FAIRMONT, W.Va. – Fairmont State University nursing students will have new opportunities for their classroom learning.  

WVU Medicine’s Fairmont Medical Center donated used medical equipment to help expand the Fairmont State Nursing Simulation Laboratory. 

Donated items include: 

  • Wooden bassinet for babies 
  • Bilirubin light for infants 
  • Gynecology/obstetric delivery bed 
  • Isolette for babies 
  • Recliner 
  • Wheelchair 
  • Electronic vital signs machines  
  • Intravenous (IV) pumps 
  • Linen/utility carts 
  • Medication carts 
  • Workstations (computers) on wheels  
  • Papoose baby boards 
  • IV poles 

“The donated equipment will enhance the clinical and critical thinking skills of our graduates so that they are prepared to meet the needs of their patients,” Laura Clayton, Dean of Fairmont State’s College of Nursing said.  

Fairmont Medical Center donation to Fairmont State University. (From left to right) Aaron Yanuzo, Fairmont Medical Center vice president of support services; Mirta Martin, Ph.D., Fairmont State University president; Laura Mileto, R.N., Fairmont Medical Center clinical preceptor; Cari Morgan, M.B.A., B.S.N., R.N, N.E.-B.C., Fairmont Medical Center director of nursing; Laura Clayton, Ph.D., R.N., C.N.E., dean of the Fairmont State University College of Nursing; and Jenny Wilson, B.S.N., R.N., Fairmont State University professor of Nursing and Skills Lab coordinator (Courtesy: WVU Medicine)

In the lab, students use the equipment on life-sized robotic mannequins and act out real-life scenarios that they may have to complete in their post-graduation careers. A faculty member acts as the voice of the mannequins as it simulates body functions. While the students respond, their interactions are videotaped, which is later used by faculty to review the students’ work with them.  

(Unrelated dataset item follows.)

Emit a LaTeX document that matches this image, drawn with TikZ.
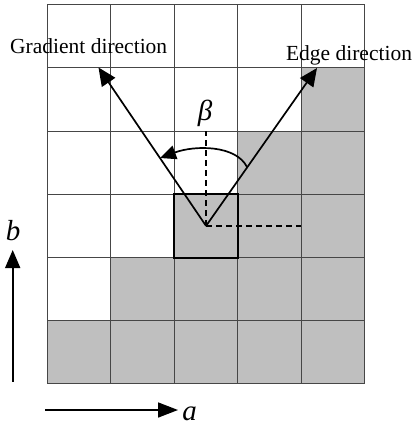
\documentclass[tikz,border=0pt]{standalone}
\usepackage{fontspec}
\setmainfont{Liberation Serif}
\usetikzlibrary{arrows.meta}
\definecolor{cellgray}{RGB}{191,191,191}
\definecolor{gridc}{RGB}{70,70,70}
\begin{document}
\begin{tikzpicture}[x=1pt,y=-1pt,
  gridline/.style={draw=gridc, line width=0.9pt},
  vec/.style={line width=1.7pt, -{Triangle[length=18pt,width=16pt]}},
  guide/.style={line width=1.3pt, dash pattern=on 6pt off 4pt},
  lbl/.style={font=\fontsize{21.5}{24}\selectfont, inner sep=0pt, anchor=base},
  sym/.style={font=\fontsize{29}{32}\selectfont\itshape, inner sep=0pt, anchor=base},
]
\useasboundingbox (0,0) rectangle (417,428);
% gray cells
\foreach \c/\r in {4/1, 3/2,4/2, 2/3,3/3,4/3, 1/4,2/4,3/4,4/4, 0/5,1/5,2/5,3/5,4/5}
  \fill[cellgray] (47.3+\c*63.5, 4.7+\r*63.2) rectangle ++(63.5,63.2);
% grid
\foreach \i in {0,...,5} \draw[gridline] (47.3+\i*63.5,4.7) -- (47.3+\i*63.5,383.9);
\foreach \j in {0,...,6} \draw[gridline] (47.3,4.7+\j*63.2) -- (364.8,4.7+\j*63.2);
% highlighted cell
\draw[line width=2pt] (174.3,194.3) rectangle (237.8,257.5);
% points
\coordinate (O) at (206.05,225.9);
\coordinate (G) at (98.5,67.5);
\coordinate (E) at (317,68);
\coordinate (V) at (206.05,131);
\coordinate (H) at (301.3,225.9);
\coordinate (B1) at (247,167);
\coordinate (B2) at (160,158);
\draw[guide] (O) -- (V);
\draw[guide] (O) -- (H);
\draw[vec] (O) -- (G);
\draw[vec] (O) -- (E);
\draw[line width=1.7pt, -{Triangle[length=16pt,width=14pt]}] (B1) .. controls (236,145) and (195,145) .. (B2);
% labels
\node[lbl] (gl) at (88.7,53.3) {Gradient direction};
\node[lbl] (el) at (349,60) {Edge direction};
\node[sym] (beta) at (205,120) {β};
% axes
\coordinate (b0) at (12.7,381.7);
\coordinate (b1) at (12.7,250);
\draw[line width=1.7pt, -{Triangle[length=18pt,width=15pt]}] (b0) -- (b1);
\node[sym] (bl) at (13,240) {b};
\coordinate (a0) at (45,410);
\coordinate (a1) at (178,410);
\draw[line width=1.7pt, -{Triangle[length=20pt,width=15pt]}] (a0) -- (a1);
\node[sym] (al) at (189.5,420) {a};
\end{tikzpicture}
\end{document}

Fairmont State University (WBOY Image)

Fairmont Medical Center removes equipment from its hospital when it reaches its clinical lifespan to upgrade to the latest technology for their patients. However, the equipment can still be used by students who are not in direct patient care. 

“Having updated equipment in our simulation lab is critical to the university so that we are able to fully educate our nurses and provide our students the opportunity to take part in medical scenarios that they typically would otherwise not be exposed to during their education in a regular hospital setting,” Dr. Mirta Martin, President of Fairmont State University said. “We’re very grateful to our partners who constantly invest in Fairmont State University.”

“It can ultimately produce better quality, better patient care, a better experience for nursing students as they grow in their education,” Aaron Yanuzo, Fairmont Medical Center vice president of operations, said about the advancement of Fairmont State’s Simulation Lab. “So, for us it’s partnering with them and being able to help them ingrate with us and become nurses of the future.” 

Yanuzo also added that the hospital often wants to partner with Fairmont State because they are one of the leading nursing schools in West Virginia.  

“A lot of those students stay within West Virginia … it’s a perfect relationship with us being across the parking lot from one another to build more and more that relationship over time,” Yanuzo said. “So, it’s just the beginning of things that were working on with them.” 

WVU Medicine Fairmont Medical Center (WBOY Image)

Governor Jim Justice has previously spoken about the nursing shortage in West Virginia and announced a $48 million program in December to aggressively recruit staff, and train more and more nurses. 
 
“Last year alone, 1,700 West Virginia nurses didn’t renew their license, and 68% of them said the reason they didn’t is because they were just plain tired,” Gov. Justice said in his COVID-19 pandemic news briefing on Dec 21. “Our hospitals are overrun and understaffed. That’s why we need to start this program.”